**Rows from a dataset of charts and code:**
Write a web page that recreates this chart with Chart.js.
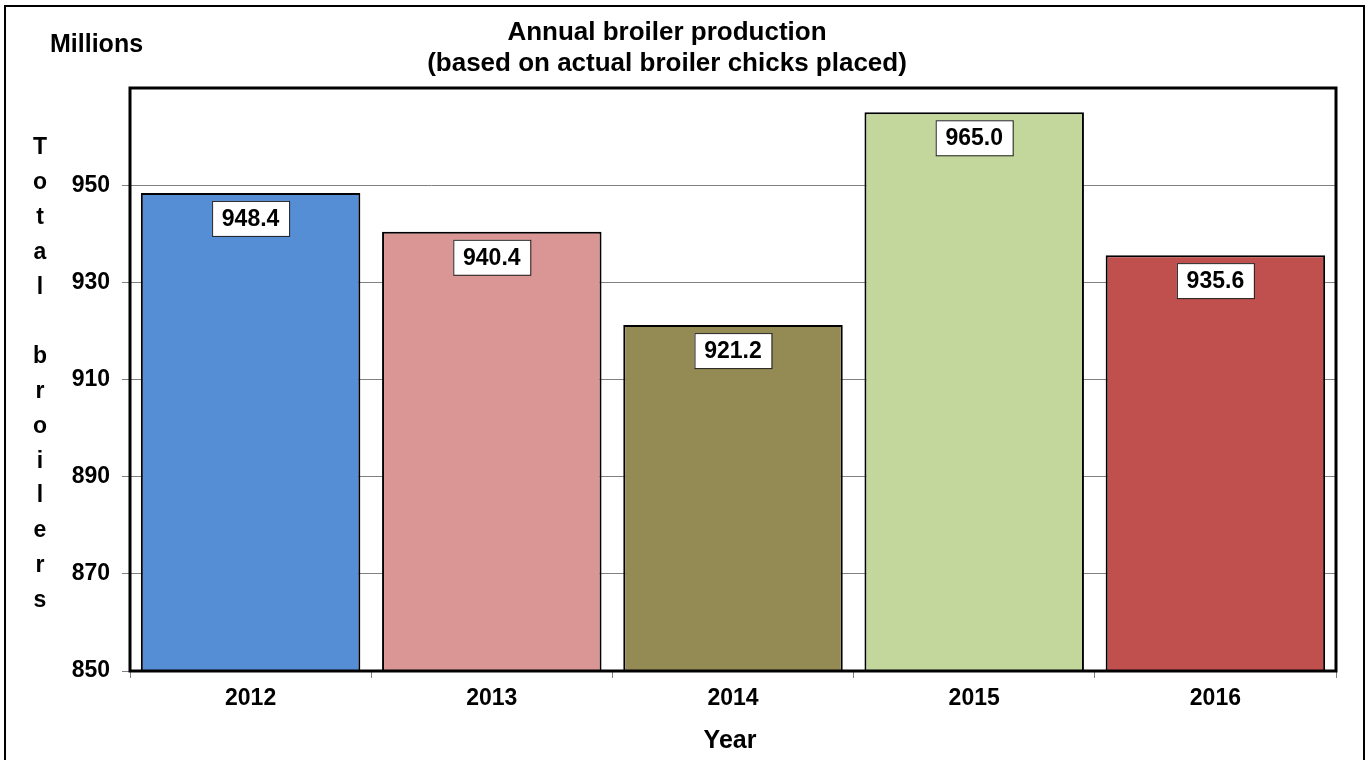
<!DOCTYPE html>
<html>
<head>
<meta charset="utf-8">
<script src="https://cdn.jsdelivr.net/npm/chart.js@4"></script>
<style>
  html, body { margin: 0; padding: 0; background: #fff; }
  #wrap { width: 1372px; height: 760px; }
</style>
</head>
<body>
<div id="wrap"><canvas id="chart" width="1372" height="760"></canvas></div>
<script>
const years = ['2012', '2013', '2014', '2015', '2016'];
const broilers = [948.4, 940.4, 921.2, 965.0, 935.6];
const barColors = ['#558ed5', '#d99694', '#948a54', '#c3d69b', '#c0504d'];
const titleLines = ['Annual broiler production', '(based on actual broiler chicks placed)'];
const yLetters = ['T', 'o', 't', 'a', 'l', '', 'b', 'r', 'o', 'i', 'l', 'e', 'r', 's'];

const font = 'Liberation Sans, Arial, sans-serif';

// frame, titles, stacked axis title and value boxes
const decorations = {
	id: 'decorations',
	beforeDraw: (chart) => {
		let ctx = chart.ctx;
		ctx.save();
		ctx.fillStyle = '#fff';
		ctx.fillRect(0, 0, chart.width, chart.height);
		ctx.restore();
	},
	afterDraw: (chart) => {
		let ctx = chart.ctx;
		let area = chart.chartArea;
		ctx.save();

		// outer frame
		ctx.strokeStyle = '#000';
		ctx.lineWidth = 2;
		ctx.strokeRect(5, 6, 1359, 770);

		// plot border
		ctx.lineWidth = 3;
		ctx.strokeRect(area.left, area.top, area.right - area.left, area.bottom - area.top);

		ctx.fillStyle = '#000';
		ctx.textAlign = 'center';
		ctx.textBaseline = 'middle';
		ctx.font = 'bold 26px ' + font;
		ctx.fillText(titleLines[0], 667, 33);
		ctx.fillText(titleLines[1], 667, 64);

		ctx.textAlign = 'left';
		ctx.font = 'bold 25px ' + font;
		ctx.fillText('Millions', 50, 45);

		ctx.textAlign = 'center';
		ctx.font = 'bold 23px ' + font;
		for (let i = 0; i < yLetters.length; i++) {
			ctx.fillText(yLetters[i], 40, 148 + i * 34.8);
		}

		ctx.font = 'bold 25px ' + font;
		ctx.fillText('Year', 730, 741);

		// value boxes near the top of each bar
		let meta = chart.getDatasetMeta(0);
		ctx.font = 'bold 23px ' + font;
		meta.data.forEach((bar, i) => {
			let w = 77, h = 35;
			let x = bar.x - w / 2;
			let y = bar.y + 8;
			ctx.fillStyle = '#fff';
			ctx.fillRect(x, y, w, h);
			ctx.lineWidth = 1;
			ctx.strokeStyle = '#222';
			ctx.strokeRect(x + 0.5, y + 0.5, w, h);
			ctx.fillStyle = '#000';
			ctx.fillText(broilers[i].toFixed(1), bar.x, y + h / 2 + 1);
		});
		ctx.restore();
	},
};

let ctx = document.getElementById('chart').getContext('2d');
let broilerChart = new Chart(ctx, {
	type: 'bar',
	data: {
		labels: years,
		datasets: [{
			data: broilers,
			backgroundColor: barColors,
			borderColor: '#000',
			borderWidth: 2,
			categoryPercentage: 1,
			barPercentage: 0.91,
		}],
	},
	options: {
		responsive: false,
		animation: false,
		layout: { padding: { left: 0, right: 36, top: 88, bottom: 0 } },
		plugins: {
			legend: { display: false },
			tooltip: { enabled: false },
			title: { display: false },
		},
		scales: {
			x: {
				offset: true,
				grid: { drawOnChartArea: false, offset: true, tickLength: 7, color: '#808080', tickColor: '#808080' },
				border: { display: false },
				ticks: { color: '#000', font: { family: font, size: 23, weight: 'bold' }, padding: 7 },
				afterFit: (scale) => { scale.height = 89; },
			},
			y: {
				min: 850,
				max: 970,
				grid: {
					color: '#808080',
					lineWidth: 1,
					tickLength: 8,
					tickColor: (c) => c.tick && c.tick.value >= 970 ? 'rgba(0,0,0,0)' : '#808080',
				},
				border: { display: false },
				ticks: {
					stepSize: 20,
					color: '#000',
					padding: 12,
					font: { family: font, size: 23, weight: 'bold' },
					callback: (v) => v >= 970 ? '' : v,
				},
				afterFit: (scale) => { scale.width = 130; },
			},
		},
	},
	plugins: [decorations],
});
</script>
</body>
</html>
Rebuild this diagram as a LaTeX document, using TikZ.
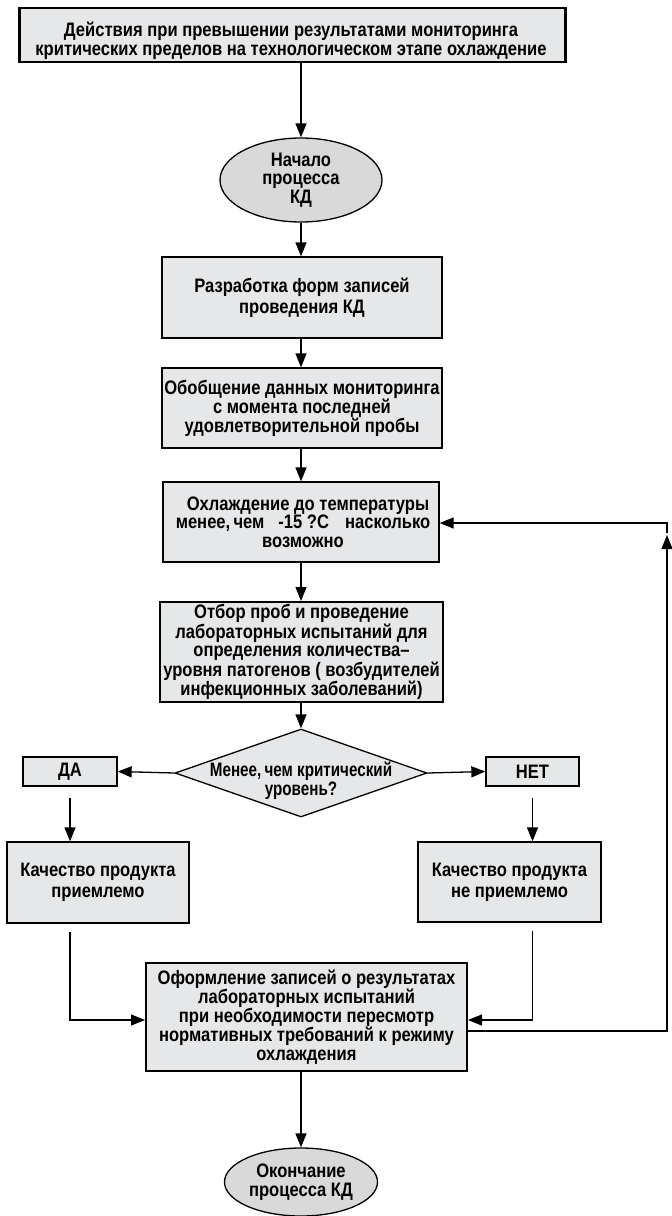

**TASK:** Pick out all lines containing the string "this".

**COMPLETED TASK:**
Write a web page that recreates this chart with Chart.js.
Rebuild this diagram as a LaTeX document, using TikZ.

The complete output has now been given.